The refugees spend their money in the areas in which they live. So local businesses and shops profit. To make sure that the money goes to small businesses, there are designated shops where refugees can buy food for example. This creates a knock-on effect that benefits the economy as a whole and not just the big chains.

Last year we asked for 2.4 billion US dollars in aid in part for refugees, but also for development and institutional support to Lebanon.

DDD: What kind of additional support from the international community would enable you to support all the refugees?

Each year in December we appeal for funding for the year to come. The government of Lebanon, UNHCR, UN agencies and NGOs asked for 2.48 billion US dollars for 2016 in aid in part for refugees, but also for development and institutional support to Lebanon. It is still too soon to see how much we will ultimately get. But last year, funding for all agencies under the so-called Lebanon Crisis Response Plan (LCRP) was at 60% of what we had appealed for.

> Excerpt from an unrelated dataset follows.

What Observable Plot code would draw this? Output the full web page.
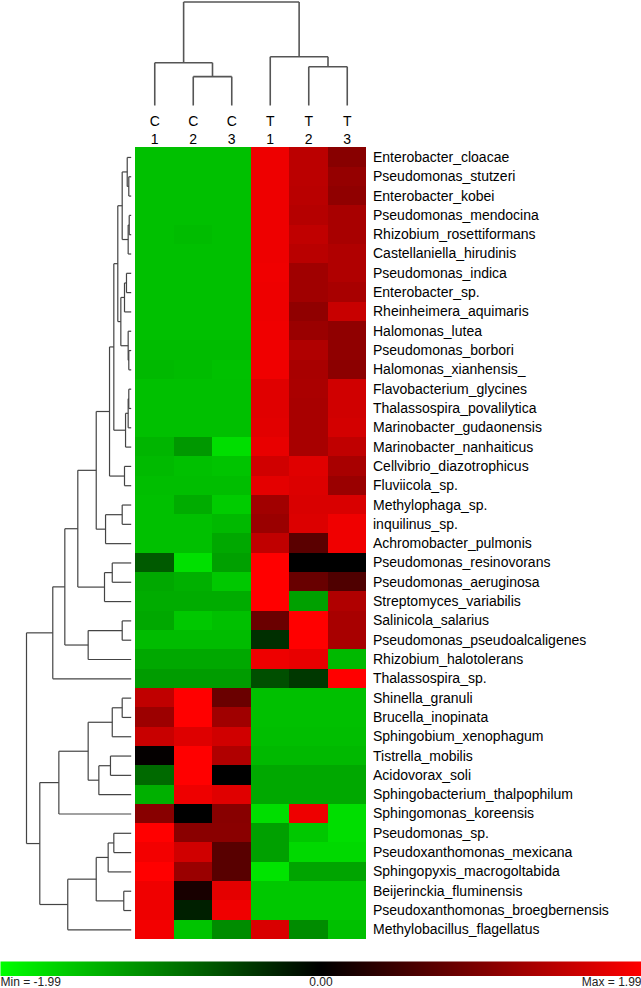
<!DOCTYPE html>
<html><head><meta charset="utf-8">
<script src="https://cdn.jsdelivr.net/npm/d3@7"></script>
<script src="https://cdn.jsdelivr.net/npm/@observablehq/plot@0.6"></script>
<style>
html,body{margin:0;padding:0;background:#fff;}
#chart{position:relative;width:641px;height:988px;overflow:hidden;font-family:"Liberation Sans",Arial,Helvetica,sans-serif;background:#fff;}
#chart svg{position:absolute;left:0;top:0;}
</style></head><body><div id="chart"></div>
<script>
// ---- data ----
const columns = ["C1","C2","C3","T1","T2","T3"];
const columnLabels = ["C\n1","C\n2","C\n3","T\n1","T\n2","T\n3"];
const taxa = ["Enterobacter_cloacae","Pseudomonas_stutzeri","Enterobacter_kobei","Pseudomonas_mendocina","Rhizobium_rosettiformans","Castellaniella_hirudinis","Pseudomonas_indica","Enterobacter_sp.","Rheinheimera_aquimaris","Halomonas_lutea","Pseudomonas_borbori","Halomonas_xianhensis_","Flavobacterium_glycines","Thalassospira_povalilytica","Marinobacter_gudaonensis","Marinobacter_nanhaiticus","Cellvibrio_diazotrophicus","Fluviicola_sp.","Methylophaga_sp.","inquilinus_sp.","Achromobacter_pulmonis","Pseudomonas_resinovorans","Pseudomonas_aeruginosa","Streptomyces_variabilis","Salinicola_salarius","Pseudomonas_pseudoalcaligenes","Rhizobium_halotolerans","Thalassospira_sp.","Shinella_granuli","Brucella_inopinata","Sphingobium_xenophagum","Tistrella_mobilis","Acidovorax_soli","Sphingobacterium_thalpophilum","Sphingomonas_koreensis","Pseudomonas_sp.","Pseudoxanthomonas_mexicana","Sphingopyxis_macrogoltabida","Beijerinckia_fluminensis","Pseudoxanthomonas_broegbernensis","Methylobacillus_flagellatus"];
const C1 = [-1.50,-1.50,-1.50,-1.50,-1.50,-1.50,-1.50,-1.50,-1.50,-1.50,-1.47,-1.44,-1.50,-1.50,-1.50,-1.41,-1.45,-1.48,-1.50,-1.50,-1.50,-0.70,-1.31,-1.34,-1.31,-1.47,-1.31,-1.22,1.50,1.22,1.56,0.03,-0.83,-1.37,1.06,1.99,1.90,1.99,1.87,1.86,1.90];
const C2 = [-1.50,-1.50,-1.50,-1.50,-1.47,-1.50,-1.50,-1.50,-1.50,-1.50,-1.47,-1.47,-1.50,-1.50,-1.50,-1.19,-1.50,-1.48,-1.34,-1.50,-1.50,-1.75,-1.37,-1.34,-1.56,-1.47,-1.31,-1.22,1.99,1.99,1.73,1.99,1.99,1.86,0.00,1.08,1.62,1.20,0.19,-0.25,-1.53];
const C3 = [-1.50,-1.50,-1.50,-1.50,-1.50,-1.50,-1.50,-1.50,-1.50,-1.50,-1.47,-1.51,-1.50,-1.50,-1.50,-1.73,-1.53,-1.48,-1.59,-1.44,-1.31,-1.25,-1.56,-1.34,-1.50,-1.47,-1.31,-1.22,0.83,1.25,1.62,1.37,0.00,1.75,1.06,1.08,0.69,0.69,1.78,1.87,-1.09];
const T1 = [1.86,1.86,1.86,1.86,1.86,1.86,1.87,1.86,1.86,1.87,1.87,1.87,1.75,1.75,1.76,1.81,1.62,1.78,1.26,1.20,1.50,1.99,1.99,1.99,0.83,-0.37,1.86,-0.62,-1.50,-1.50,-1.48,-1.44,-1.31,-1.31,-1.73,-1.25,-1.25,-1.78,-1.56,-1.56,1.69];
const T2 = [1.46,1.46,1.44,1.41,1.50,1.44,1.25,1.25,1.12,1.20,1.37,1.31,1.33,1.31,1.31,1.31,1.75,1.72,1.69,1.72,0.70,0.00,0.81,-1.25,1.99,1.99,1.81,-0.44,-1.50,-1.50,-1.48,-1.44,-1.31,-1.31,1.86,-1.56,-1.69,-1.28,-1.56,-1.56,-1.09];
const T3 = [1.06,1.16,1.12,1.31,1.31,1.37,1.37,1.31,1.56,1.12,1.12,1.09,1.62,1.62,1.65,1.50,1.31,1.20,1.69,1.87,1.87,0.00,0.62,1.37,1.31,1.31,-1.44,1.99,-1.50,-1.50,-1.48,-1.44,-1.31,-1.31,-1.73,-1.73,-1.69,-1.28,-1.56,-1.56,-1.50];
const series = {C1, C2, C3, T1, T2, T3};

// dendrogram merges: [node, childA, childB, height] (numbers = leaf index)
const rowMerges = [
  ["A",1,2,0.023],["B",0,"A",0.038],["C",3,4,0.019],["D","C",5,0.029],["E","B","D",0.086],
  ["F",6,7,0.045],["G","F",8,0.064],["H",10,11,0.023],["I",9,"H",0.029],["J","G","I",0.099],
  ["K","E","J",0.128],["L",12,13,0.023],["M","L",14,0.029],["N","M",15,0.054],["O","K","N",0.166],
  ["P",16,17,0.064],["Q","O","P",0.207],["R",18,19,0.086],["S","R",20,0.245],["T","Q","S",0.334],
  ["U",21,22,0.181],["V","U",23,0.255],["W","T","V",0.510],["X",24,25,0.086],["Y","X",26,0.411],
  ["Z","W","Y",0.634],["AA","Z",27,0.749],
  ["BB",28,29,0.086],["CC","BB",30,0.181],["DD",31,32,0.198],["EE","DD",33,0.309],["FF","CC","EE",0.411],
  ["GG","FF",34,0.691],["HH",35,36,0.166],["II","HH",37,0.220],["JJ",38,39,0.071],["KK","II","JJ",0.334],
  ["LL","KK",40,0.606],["MM","GG","LL",0.873],["root","AA","MM",1.0]
];
const colMerges = [["a",1,2,0.279],["b",0,"a",0.413],["c",4,5,0.375],["d",3,"c",0.471],["root","b","d",1.0]];

const legendTicks = [-1.99, 0, 1.99];
const legendLabels = ["Min = -1.99", "0.00", "Max = 1.99"];
const legendAnchors = ["start", "middle", "end"];

// ---- helpers ----
function dendroSegments(merges) {
  const nodes = new Map(), segs = [];
  const pos = c => typeof c === "number" ? c : nodes.get(c).pos;
  const ht = c => typeof c === "number" ? 0 : nodes.get(c).h;
  for (const [name, a, b, h] of merges) {
    const pa = pos(a), pb = pos(b);
    segs.push({p1: pa, p2: pb, h1: h, h2: h});
    segs.push({p1: pa, p2: pa, h1: ht(a), h2: h});
    segs.push({p1: pb, p2: pb, h1: ht(b), h2: h});
    nodes.set(name, {pos: (pa + pb) / 2, h});
  }
  return segs;
}
const cells = taxa.flatMap((t, i) => columns.map((c, j) => ({row: i, col: j, value: series[c][i]})));
const colorScale = {type: "linear", domain: [-1.99, 0, 1.99], range: ["#00ff00", "#000000", "#ff0000"], interpolate: "rgb"};
const svgStyle = {background: "transparent", overflow: "visible", fontFamily: '"Liberation Sans", Arial, sans-serif'};
const W = 641, H = 988;
const heatX = [135, 366], heatY = [147.3, 939];
const chart = document.getElementById("chart");

// heatmap + labels
chart.append(Plot.plot({
  width: W, height: H, margin: 0, style: svgStyle,
  x: {type: "linear", domain: [-0.5, columns.length - 0.5], range: heatX, axis: null},
  y: {type: "linear", domain: [-0.5, taxa.length - 0.5], range: heatY, axis: null},
  color: colorScale,
  marks: [
    Plot.rect(cells, {x1: d => d.col - 0.5, x2: d => d.col + 0.5, y1: d => d.row - 0.5, y2: d => d.row + 0.5, fill: "value", shapeRendering: "crispEdges"}),
    Plot.text(taxa, {x: () => columns.length - 0.5, y: (d, i) => i, text: d => d, textAnchor: "start", dx: 6.5, fontSize: 14, fill: "#000"}),
    Plot.text(columnLabels, {x: (d, i) => i, y: () => -0.5, text: d => d, dy: -18.5, lineHeight: 1.3, fontSize: 14, fill: "#000"})
  ]
}));

// top dendrogram
chart.append(Plot.plot({
  width: W, height: H, margin: 0, style: svgStyle,
  x: {type: "linear", domain: [-0.5, columns.length - 0.5], range: heatX, axis: null},
  y: {type: "linear", domain: [0, 1], range: [105, 1.5], axis: null},
  marks: [
    Plot.link(dendroSegments(colMerges), {x1: "p1", x2: "p2", y1: "h1", y2: "h2", stroke: "#555", strokeWidth: 1.6})
  ]
}));

// left dendrogram
chart.append(Plot.plot({
  width: W, height: H, margin: 0, style: svgStyle,
  x: {type: "linear", domain: [0, 1], range: [130.7, 26], axis: null},
  y: {type: "linear", domain: [-0.5, taxa.length - 0.5], range: heatY, axis: null},
  marks: [
    Plot.link(dendroSegments(rowMerges), {x1: "h1", x2: "h2", y1: "p1", y2: "p2", stroke: "#444", strokeWidth: 1.2})
  ]
}));

// colour bar
chart.append(Plot.plot({
  width: W, height: H, margin: 0, style: svgStyle,
  x: {type: "linear", domain: [-1.99, 1.99], range: [0, W], axis: null},
  y: {type: "linear", domain: [0, 1], range: [961, 975.5], axis: null},
  color: colorScale,
  marks: [
    Plot.raster({x1: -1.99, x2: 1.99, y1: 0, y2: 1, width: 641, height: 1, fill: (x, y) => x, imageRendering: "auto"}),
    ...legendLabels.map((label, i) => Plot.text([label], {x: () => legendTicks[i], y: () => 1, text: d => d, textAnchor: legendAnchors[i], lineAnchor: "top", dy: 1, fontSize: 12, fill: "#222"}))
  ]
}));
</script></body></html>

In 2016 Agencies in Lebanon have reported that they have so far received a total of 468 million US dollars.

DDD: Why do you fund development, institutions and infrastructure as well?

We realised early on that the refugees put a big strain on local services in Beirut, for example. So a lot of projects, like a waste management plant we built, help both the refugees and the Lebanese population. There were problems even before the refugee crisis started in many areas where we provide support today. This was especially true for services like transport, water, electricity, health care and education. All these services have come under strain from the additional numbers.

DDD: What is your appeal to the international community?

We always advocate for additional financial support, but what would also help immensely would be higher quotas for resettlement for at least the most vulnerable.